The Poet of Jerusalem: Nuri Pakdil

Just like in any other country where literature plays an important and significant role, Turkey has its own long list of notable poets. One of them is Nuri Pakdil, the poet of Jerusalem. 

Nuri Pakdil was born in Kahramanmaraş, a city in the Mediterranean Region of Turkey, in 1934. Nuri’s father, Emin Efendi, was against sending young Nuri to school. However, his uncle insisted on enrolling him into secondary school after Nuri graduated from elementary school by passing a special exam. Afterwards Nuri moved to Istanbul to attend Law School at the University of Istanbul. 

Nuri knew from a very young age that he wanted to become a writer and poet. As a young child he spent most of his time reading books written in the old Ottoman script. In his high school years, he published his first essays and poetry in a local newspaper. And not long after that, he started editing the art pages of a magazine in Istanbul. Having an own poetry magazine had always been his dream. So, in 1954 he and his schoolmates put together their own magazine called ‘Hamle’ (Move). According to different sources, his role model at that time was the Turkish poet Necip Fazil. 

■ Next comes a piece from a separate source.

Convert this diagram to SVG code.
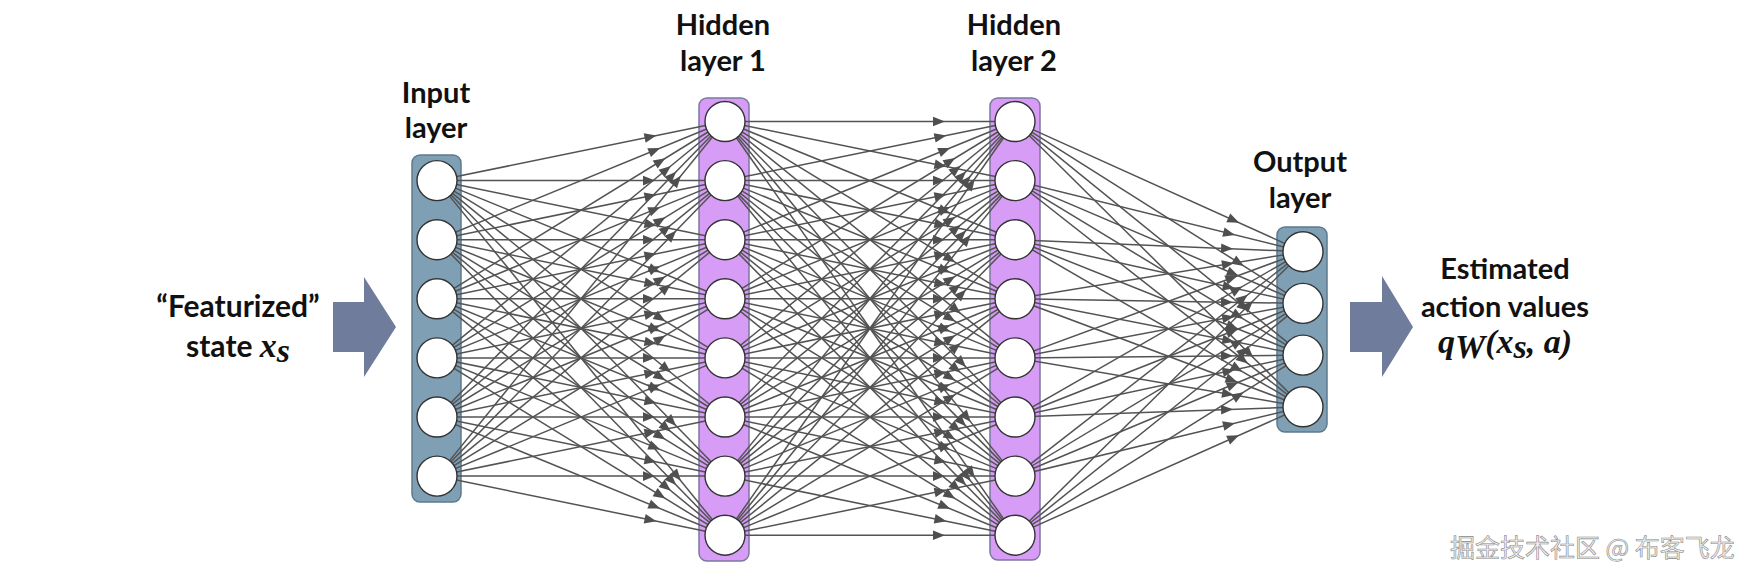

After graduating from Law School gained his attorney’s license after an internship of one year. He quickly changed career direction and started working for the State Planning Organization until 1973. Then he started working for the Ministry of Industry. 

In 1969 he finally began publishing ‘Edebiyat Dergisi’, Journal of Literature. He also started to write and publish his own books. In total, Nuri wrote 18 books throughout his life. In his first book ‘Western Notes’ he compares the Western and Islamic worlds. 

Nuri Pakdil and his friends became famous as the Seven Beautiful Men. Based on their story a Turkish tv drama was made, called ‘Seven Good Men’ (Yedi Guzel Adam). The series was written by Cahit Zarifoğlu, a poet from the same birthplace as Nuri. 

The poet was also known as the Poet of Jerusalem. This is because of his love for the city and its history. His once wrote: 

“Half of my heart is Mecca and the rest is Medina. There is Jerusalem on it like a tulle.”

His most famous poem is called ‘Mothers and Jerusalem’:

Live Mount Tûr
Where in Jerusalem?
I carry Jerusalem like a wristwatch
Without adjustment to Jerusalem
You spend time in vain
Keeps ice
Your eyes are blind
Be a mother
Because mother
A child makes a Jerusalem
When the man becomes a father
Inside a Jerusalem comes alive
Come on, brother.
Let a Jerusalem power come to your feet

(English translation of ‘Anneler ve Kudüsler’ by Nuri Pakdil) 

The author passed away in 2019 but his influence will remain present for generations. His beautiful words will be cherished for a very long time.